----- EXTRACTED RECORDS

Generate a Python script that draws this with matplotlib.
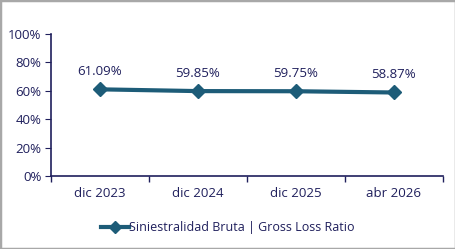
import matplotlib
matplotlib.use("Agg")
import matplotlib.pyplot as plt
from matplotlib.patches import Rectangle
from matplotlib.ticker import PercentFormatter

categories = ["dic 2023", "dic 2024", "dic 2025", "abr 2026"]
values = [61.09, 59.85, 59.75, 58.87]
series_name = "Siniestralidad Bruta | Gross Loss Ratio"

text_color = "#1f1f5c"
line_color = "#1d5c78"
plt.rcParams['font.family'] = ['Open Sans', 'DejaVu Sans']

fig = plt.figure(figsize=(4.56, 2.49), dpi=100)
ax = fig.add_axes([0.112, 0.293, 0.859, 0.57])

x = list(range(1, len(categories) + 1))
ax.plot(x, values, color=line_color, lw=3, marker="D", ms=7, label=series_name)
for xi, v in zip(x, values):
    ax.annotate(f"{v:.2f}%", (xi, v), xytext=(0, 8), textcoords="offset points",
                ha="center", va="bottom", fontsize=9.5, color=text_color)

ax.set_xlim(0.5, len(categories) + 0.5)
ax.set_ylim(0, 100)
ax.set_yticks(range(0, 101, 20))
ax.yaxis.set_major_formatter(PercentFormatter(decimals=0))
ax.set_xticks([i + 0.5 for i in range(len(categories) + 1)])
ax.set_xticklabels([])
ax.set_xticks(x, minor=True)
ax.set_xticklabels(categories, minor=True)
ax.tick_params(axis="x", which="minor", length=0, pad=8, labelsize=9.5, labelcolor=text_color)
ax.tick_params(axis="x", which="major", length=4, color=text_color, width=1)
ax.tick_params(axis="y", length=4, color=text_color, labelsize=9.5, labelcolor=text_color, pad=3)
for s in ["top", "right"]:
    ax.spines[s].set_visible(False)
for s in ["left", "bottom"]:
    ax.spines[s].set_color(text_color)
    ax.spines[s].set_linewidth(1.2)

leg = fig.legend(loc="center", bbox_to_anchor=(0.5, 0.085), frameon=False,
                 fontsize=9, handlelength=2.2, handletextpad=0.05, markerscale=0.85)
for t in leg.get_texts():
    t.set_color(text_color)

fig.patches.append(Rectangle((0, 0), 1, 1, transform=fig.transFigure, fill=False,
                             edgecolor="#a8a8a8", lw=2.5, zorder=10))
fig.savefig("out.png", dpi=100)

----------
----- EXTRACTED RECORDS

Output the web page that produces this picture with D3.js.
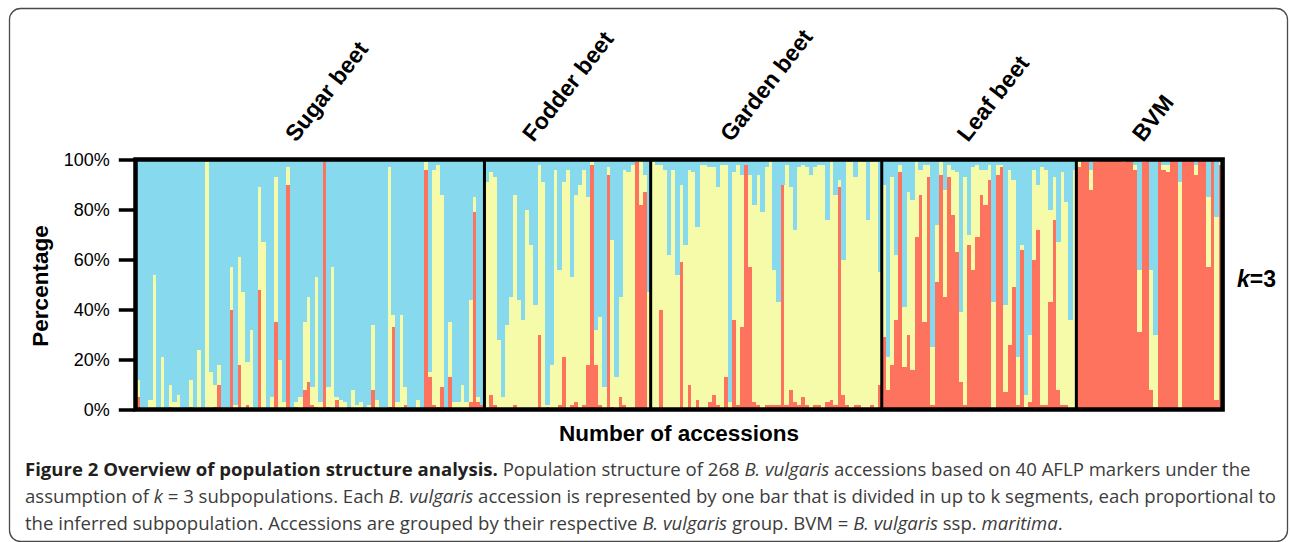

----------
----- EXTRACTED RECORDS

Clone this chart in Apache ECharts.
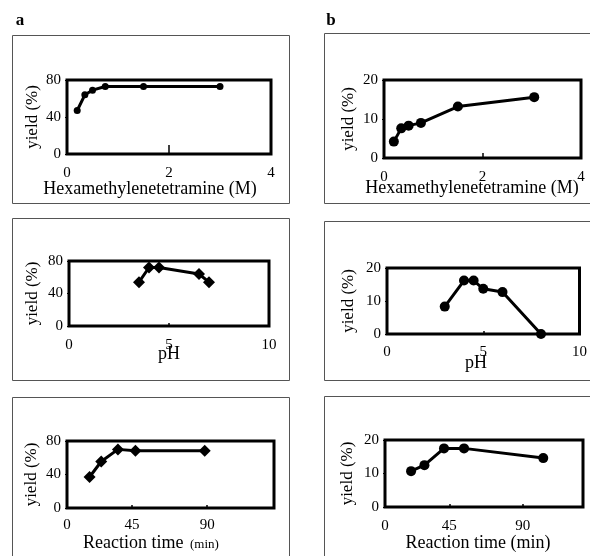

----------

__SHORT EXERCISE__
Transcribe, leaving out pictures, each line from the one containing "Generate a Python" through the one containing "from matplotlib.ticker import".

__FINAL RESULT__
Generate a Python script that draws this with matplotlib.
import matplotlib
matplotlib.use("Agg")
import matplotlib.pyplot as plt
from matplotlib.patches import Rectangle
from matplotlib.ticker import PercentFormatter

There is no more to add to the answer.